— begin Dataset records —

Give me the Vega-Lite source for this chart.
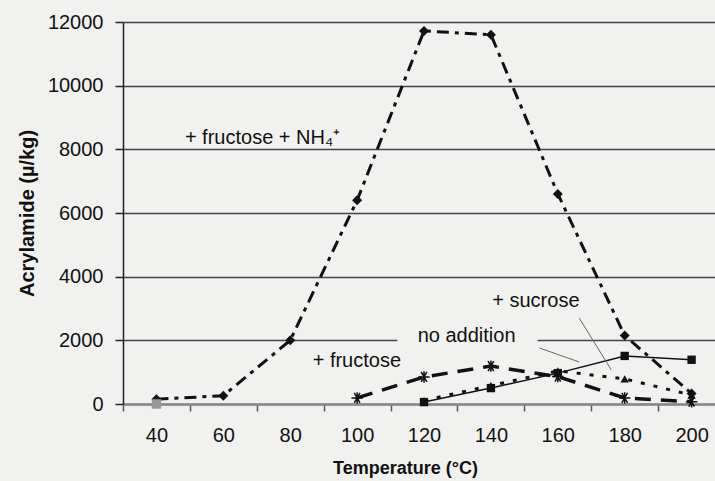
{
  "$schema": "https://vega.github.io/schema/vega-lite/v6.json",
  "width": 592,
  "height": 382,
  "autosize": "none",
  "padding": {"left": 123, "top": 22, "right": 0, "bottom": 77},
  "background": "#f1f1f0",
  "config": {
    "view": {"stroke": null},
    "font": "Liberation Sans",
    "axis": {"labelFont": "Liberation Sans", "titleFont": "Liberation Sans", "labelColor": "#111", "titleColor": "#111", "labelFontSize": 20, "titleFontWeight": "bold"}
  },
  "datasets": {
    "series": [
      {"t": 40, "v": 150, "s": "nh4"},
      {"t": 60, "v": 260, "s": "nh4"},
      {"t": 80, "v": 2000, "s": "nh4"},
      {"t": 100, "v": 6400, "s": "nh4"},
      {"t": 120, "v": 11720, "s": "nh4"},
      {"t": 140, "v": 11600, "s": "nh4"},
      {"t": 160, "v": 6600, "s": "nh4"},
      {"t": 180, "v": 2150, "s": "nh4"},
      {"t": 200, "v": 330, "s": "nh4"},
      {"t": 100, "v": 190, "s": "fructose"},
      {"t": 120, "v": 850, "s": "fructose"},
      {"t": 140, "v": 1190, "s": "fructose"},
      {"t": 160, "v": 860, "s": "fructose"},
      {"t": 180, "v": 190, "s": "fructose"},
      {"t": 200, "v": 70, "s": "fructose"},
      {"t": 120, "v": 60, "s": "none"},
      {"t": 140, "v": 500, "s": "none"},
      {"t": 160, "v": 970, "s": "none"},
      {"t": 180, "v": 1510, "s": "none"},
      {"t": 200, "v": 1390, "s": "none"},
      {"t": 120, "v": 110, "s": "sucrose"},
      {"t": 140, "v": 580, "s": "sucrose"},
      {"t": 160, "v": 1040, "s": "sucrose"},
      {"t": 180, "v": 790, "s": "sucrose"},
      {"t": 200, "v": 280, "s": "sucrose"}
    ],
    "extra": [
      {"t": 40, "v": 0}
    ],
    "labels": [
      {"t": 48.5, "v": 8350, "txt": "+ fructose + NH₄⁺"},
      {"t": 140.4, "v": 3240, "txt": "+ sucrose"},
      {"t": 118.1, "v": 2140, "txt": "no addition"},
      {"t": 86.7, "v": 1350, "txt": "+ fructose"}
    ],
    "leaders": [
      {"t": 166.4, "v": 2700, "t2": 176, "v2": 1070},
      {"t": 154.5, "v": 1760, "t2": 166.4, "v2": 1320}
    ],
    "box": [
      {"t": 112, "t2": 154, "v": 1800, "v2": 2480}
    ]
  },
  "encoding": {
    "x": {
      "field": "t", "type": "quantitative",
      "scale": {"domain": [30, 207], "nice": false, "zero": false},
      "axis": {
        "values": [30, 40, 50, 60, 70, 80, 90, 100, 110, 120, 130, 140, 150, 160, 170, 180, 190, 200],
        "labelExpr": "datum.value % 20 == 0 ? datum.label : ''",
        "tickOpacity": {"condition": {"test": "datum.value % 20 == 10", "value": 1}, "value": 0},
        "tickColor": "#555", "tickSize": 7, "tickWidth": 1.5,
        "domainColor": "#888", "domainWidth": 2.5,
        "grid": false, "labelPadding": 14,
        "title": "Temperature (°C)", "titleFontSize": 18, "titlePadding": 14, "titleX": 282
      }
    },
    "y": {
      "field": "v", "type": "quantitative",
      "scale": {"domain": [0, 12000], "nice": false},
      "axis": {
        "values": [0, 2000, 4000, 6000, 8000, 10000, 12000],
        "format": "d",
        "grid": true, "gridColor": "#444", "gridWidth": 1.5,
        "domainColor": "#222", "domainWidth": 1.5,
        "tickColor": "#222", "tickSize": 8, "tickWidth": 1.5,
        "labelPadding": 12,
        "title": "Acrylamide (µ/kg)", "titleFontSize": 20, "titlePadding": 10
      }
    }
  },
  "layer": [
    {
      "data": {"name": "box"},
      "mark": {"type": "rect", "fill": "#f1f1f0"},
      "encoding": {"x2": {"field": "t2"}, "y2": {"field": "v2"}}
    },
    {
      "data": {"name": "series"},
      "transform": [{"filter": "datum.s == 'nh4'"}],
      "mark": {"type": "line", "color": "#111", "strokeWidth": 3, "strokeDash": [12, 6, 4, 6]}
    },
    {
      "data": {"name": "series"},
      "transform": [{"filter": "datum.s == 'fructose'"}],
      "mark": {"type": "line", "color": "#111", "strokeWidth": 3.5, "strokeDash": [16, 10]}
    },
    {
      "data": {"name": "series"},
      "transform": [{"filter": "datum.s == 'sucrose'"}],
      "mark": {"type": "line", "color": "#111", "strokeWidth": 3, "strokeDash": [4, 9]}
    },
    {
      "data": {"name": "series"},
      "transform": [{"filter": "datum.s == 'none'"}],
      "mark": {"type": "line", "color": "#111", "strokeWidth": 1.5}
    },
    {
      "data": {"name": "series"},
      "transform": [{"filter": "datum.s == 'nh4'"}],
      "mark": {"type": "point", "shape": "diamond", "filled": true, "color": "#111", "size": 100, "opacity": 1}
    },
    {
      "data": {"name": "series"},
      "transform": [{"filter": "datum.s == 'fructose'"}],
      "mark": {"type": "point", "shape": "M-1,0L1,0M-0.5,-0.87L0.5,0.87M-0.5,0.87L0.5,-0.87M0,-1L0,1", "filled": false, "color": "#111", "strokeWidth": 1.5, "size": 130, "opacity": 1}
    },
    {
      "data": {"name": "series"},
      "transform": [{"filter": "datum.s == 'sucrose'"}],
      "mark": {"type": "point", "shape": "triangle-up", "filled": true, "color": "#111", "size": 70, "opacity": 1}
    },
    {
      "data": {"name": "series"},
      "transform": [{"filter": "datum.s == 'none'"}],
      "mark": {"type": "point", "shape": "square", "filled": true, "color": "#111", "size": 70, "opacity": 1}
    },
    {
      "data": {"name": "extra"},
      "mark": {"type": "point", "shape": "square", "filled": true, "color": "#999", "size": 90, "opacity": 1}
    },
    {
      "data": {"name": "leaders"},
      "mark": {"type": "rule", "color": "#666", "strokeWidth": 1},
      "encoding": {"x2": {"field": "t2"}, "y2": {"field": "v2"}}
    },
    {
      "data": {"name": "labels"},
      "mark": {"type": "text", "align": "left", "baseline": "middle", "fontSize": 20, "font": "Liberation Sans", "color": "#111"},
      "encoding": {"text": {"field": "txt"}}
    }
  ]
}
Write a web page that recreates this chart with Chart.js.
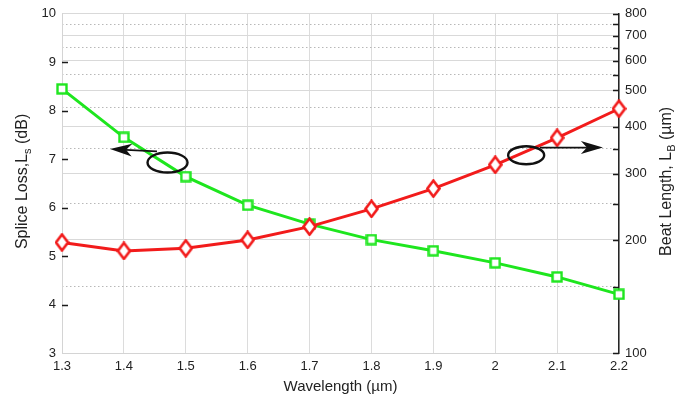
<!DOCTYPE html>
<html>
<head>
<meta charset="utf-8">
<script src="https://cdn.jsdelivr.net/npm/chart.js@4/dist/chart.umd.min.js"></script>
<style>
  html, body { margin: 0; padding: 0; background: #ffffff; }
  #wrap { width: 684px; height: 401px; }
</style>
</head>
<body>
<div id="wrap"><canvas id="c" width="684" height="401"></canvas></div>
<script>
// Wavelength samples (µm)
const wavelengths = [1.3, 1.4, 1.5, 1.6, 1.7, 1.8, 1.9, 2.0, 2.1, 2.2];
// Splice loss L_s (dB), left axis
const spliceLoss = [8.45, 7.45, 6.64, 6.05, 5.66, 5.34, 5.11, 4.86, 4.57, 4.21];
// Beat length L_B (µm), right log axis
const beatLength = [197, 187, 190, 200, 217, 242, 274, 317, 374, 447];

// Tick values
const xTicks = [1.3, 1.4, 1.5, 1.6, 1.7, 1.8, 1.9, 2.0, 2.1, 2.2];
const lossTicks = [3, 4, 5, 6, 7, 8, 9, 10];
const beatTicks = [100, 150, 200, 250, 300, 350, 400, 450, 500, 550, 600, 650, 700, 750, 800];
const beatLabels = [100, 200, 300, 400, 500, 600, 700, 800];

const FONT = '"Liberation Sans", Arial, Helvetica, sans-serif';
const GREEN = '#1ee61e';
const RED = '#f21b1b';

function markerSquare(color) {
  const s = 12, c = document.createElement('canvas');
  c.width = s; c.height = s;
  const g = c.getContext('2d');
  g.fillStyle = '#ffffff';
  g.strokeStyle = color;
  g.lineWidth = 2.4;
  g.fillRect(1.5, 1.5, s - 3, s - 3);
  g.strokeRect(1.5, 1.5, s - 3, s - 3);
  return c;
}

function markerDiamond(color) {
  const w = 15, h = 19, c = document.createElement('canvas');
  c.width = w; c.height = h;
  const g = c.getContext('2d');
  g.beginPath();
  g.moveTo(w / 2, 1.5);
  g.lineTo(w - 1.5, h / 2);
  g.lineTo(w / 2, h - 1.5);
  g.lineTo(1.5, h / 2);
  g.closePath();
  g.fillStyle = '#ffffff';
  g.fill();
  g.strokeStyle = color;
  g.lineWidth = 2.6;
  g.stroke();
  return c;
}

// Short inward tick marks on both vertical axes
const innerTicks = {
  id: 'innerTicks',
  beforeDatasetsDraw(chart) {
    const { ctx } = chart;
    const yl = chart.scales.yLoss, yb = chart.scales.yBeat;
    ctx.save();
    ctx.strokeStyle = '#1a1a1a';
    ctx.lineWidth = 1.3;
    ctx.beginPath();
    lossTicks.forEach(v => {
      if (v === yl.min || v === yl.max) return;
      const y = Math.round(yl.getPixelForValue(v)) + 0.5;
      ctx.moveTo(yl.right, y);
      ctx.lineTo(yl.right + 6, y);
    });
    beatTicks.forEach(v => {
      const y = Math.round(yb.getPixelForValue(v)) + 0.5;
      ctx.moveTo(yb.left, y);
      ctx.lineTo(yb.left - 6, y);
    });
    ctx.stroke();
    ctx.restore();
  }
};

// Rotated axis titles with subscripts
function drawRotatedTitle(ctx, cx, cy, parts, size) {
  ctx.save();
  ctx.translate(cx, cy);
  ctx.rotate(-Math.PI / 2);
  ctx.fillStyle = '#222222';
  ctx.textBaseline = 'middle';
  const subSize = Math.round(size * 0.7);
  let total = 0;
  parts.forEach(p => {
    ctx.font = (p.sub ? subSize : size) + 'px ' + FONT;
    total += ctx.measureText(p.t).width;
  });
  let x = -total / 2;
  parts.forEach(p => {
    ctx.font = (p.sub ? subSize : size) + 'px ' + FONT;
    ctx.textAlign = 'left';
    ctx.fillText(p.t, x, p.sub ? size * 0.32 : 0);
    x += ctx.measureText(p.t).width;
  });
  ctx.restore();
}

const sideTitles = {
  id: 'sideTitles',
  afterDraw(chart) {
    const { ctx, chartArea } = chart;
    const cy = (chartArea.top + chartArea.bottom) / 2;
    drawRotatedTitle(ctx, 23, cy - 2, [
      { t: 'Splice Loss,L' }, { t: 's', sub: true }, { t: ' (dB)' }
    ], 16);
    drawRotatedTitle(ctx, 667, cy - 2, [
      { t: 'Beat Length, L' }, { t: 'B', sub: true }, { t: ' (µm)' }
    ], 16);
  }
};

// Ellipses with arrows pointing each curve to its axis
const axisPointers = {
  id: 'axisPointers',
  afterDatasetsDraw(chart) {
    const { ctx } = chart;
    const x = chart.scales.x, y = chart.scales.yLoss;
    const ellipses = [
      { x: 1.4705, y: 6.93, rx: 20, ry: 10 },
      { x: 2.05, y: 7.08, rx: 18, ry: 9 }
    ];
    const arrows = [
      { from: [1.4535, 7.16], to: [1.3776, 7.21] },
      { from: [2.072, 7.24], to: [2.174, 7.24] }
    ];
    ctx.save();
    ctx.strokeStyle = '#111111';
    ctx.fillStyle = '#111111';
    ctx.lineWidth = 2.4;
    ellipses.forEach(e => {
      ctx.beginPath();
      ctx.ellipse(x.getPixelForValue(e.x), y.getPixelForValue(e.y), e.rx, e.ry, 0, 0, Math.PI * 2);
      ctx.stroke();
    });
    arrows.forEach(a => {
      const x0 = x.getPixelForValue(a.from[0]), y0 = y.getPixelForValue(a.from[1]);
      const x1 = x.getPixelForValue(a.to[0]), y1 = y.getPixelForValue(a.to[1]);
      const ang = Math.atan2(y1 - y0, x1 - x0);
      const L = 22, W = 6.5, N = 16;
      const ux = Math.cos(ang), uy = Math.sin(ang);
      const px = -uy, py = ux;
      ctx.lineWidth = 1.8;
      ctx.beginPath();
      ctx.moveTo(x0, y0);
      ctx.lineTo(x1 - ux * N, y1 - uy * N);
      ctx.stroke();
      ctx.beginPath();
      ctx.moveTo(x1, y1);
      ctx.lineTo(x1 - ux * L + px * W, y1 - uy * L + py * W);
      ctx.lineTo(x1 - ux * N, y1 - uy * N);
      ctx.lineTo(x1 - ux * L - px * W, y1 - uy * L - py * W);
      ctx.closePath();
      ctx.fill();
    });
    ctx.restore();
  }
};

new Chart(document.getElementById('c'), {
  type: 'line',
  data: {
    datasets: [
      {
        label: 'Beat Length',
        yAxisID: 'yBeat',
        data: wavelengths.map((w, i) => ({ x: w, y: beatLength[i] })),
        borderColor: RED,
        borderWidth: 3,
        pointStyle: markerDiamond(RED),
        pointRadius: 7,
        tension: 0,
        clip: false
      },
      {
        label: 'Splice Loss',
        yAxisID: 'yLoss',
        data: wavelengths.map((w, i) => ({ x: w, y: spliceLoss[i] })),
        borderColor: GREEN,
        borderWidth: 3,
        pointStyle: markerSquare(GREEN),
        pointRadius: 6,
        tension: 0,
        clip: false
      }
    ]
  },
  options: {
    responsive: false,
    animation: false,
    events: [],
    layout: { padding: { top: 13, left: 0, right: 0, bottom: 0 } },
    plugins: { legend: { display: false }, tooltip: { enabled: false } },
    scales: {
      x: {
        type: 'linear',
        position: 'bottom',
        min: 1.3,
        max: 2.2,
        afterBuildTicks: s => { s.ticks = xTicks.map(v => ({ value: v })); },
        afterFit: s => { s.height = 48; },
        ticks: {
          autoSkip: false,
          maxRotation: 0,
          padding: 6,
          color: '#222222',
          font: { family: FONT, size: 13 },
          callback: v => String(+Number(v).toFixed(1))
        },
        grid: { color: '#dcdcdc', lineWidth: 1, drawTicks: false },
        border: { color: '#d4d4d4', width: 1 },
        title: {
          display: true,
          text: 'Wavelength (µm)',
          color: '#222222',
          font: { family: FONT, size: 15 },
          padding: { top: 0, bottom: 5 }
        }
      },
      yLoss: {
        type: 'linear',
        position: 'left',
        min: 3,
        max: 10,
        afterBuildTicks: s => { s.ticks = lossTicks.map(v => ({ value: v })); },
        afterFit: s => { s.width = 62; },
        ticks: {
          autoSkip: false,
          padding: 6,
          color: '#222222',
          font: { family: FONT, size: 13 }
        },
        grid: { display: false, drawTicks: false },
        border: { color: '#d4d4d4', width: 1 }
      },
      yBeat: {
        type: 'logarithmic',
        position: 'right',
        min: 100,
        max: 800,
        afterBuildTicks: s => { s.ticks = beatTicks.map(v => ({ value: v })); },
        afterFit: s => { s.width = 65; },
        ticks: {
          autoSkip: false,
          padding: 6,
          color: '#222222',
          font: { family: FONT, size: 13 },
          callback: v => beatLabels.includes(v) ? String(v) : ''
        },
        grid: {
          drawTicks: false,
          lineWidth: 1,
          color: ctx => (ctx.tick && beatLabels.includes(ctx.tick.value)) ? '#d9d9d9' : '#b8b8b8'
        },
        border: {
          color: '#262626',
          width: 1.5,
          dash: ctx => (ctx.tick && !beatLabels.includes(ctx.tick.value)) ? [1.5, 2.5] : []
        }
      }
    }
  },
  plugins: [innerTicks, sideTitles, axisPointers]
});
</script>
</body>
</html>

— end Dataset records —

Request: Gather each line of the listing containing the word "this" and show it.

Response:
Give me the Vega-Lite source for this chart.
Write a web page that recreates this chart with Chart.js.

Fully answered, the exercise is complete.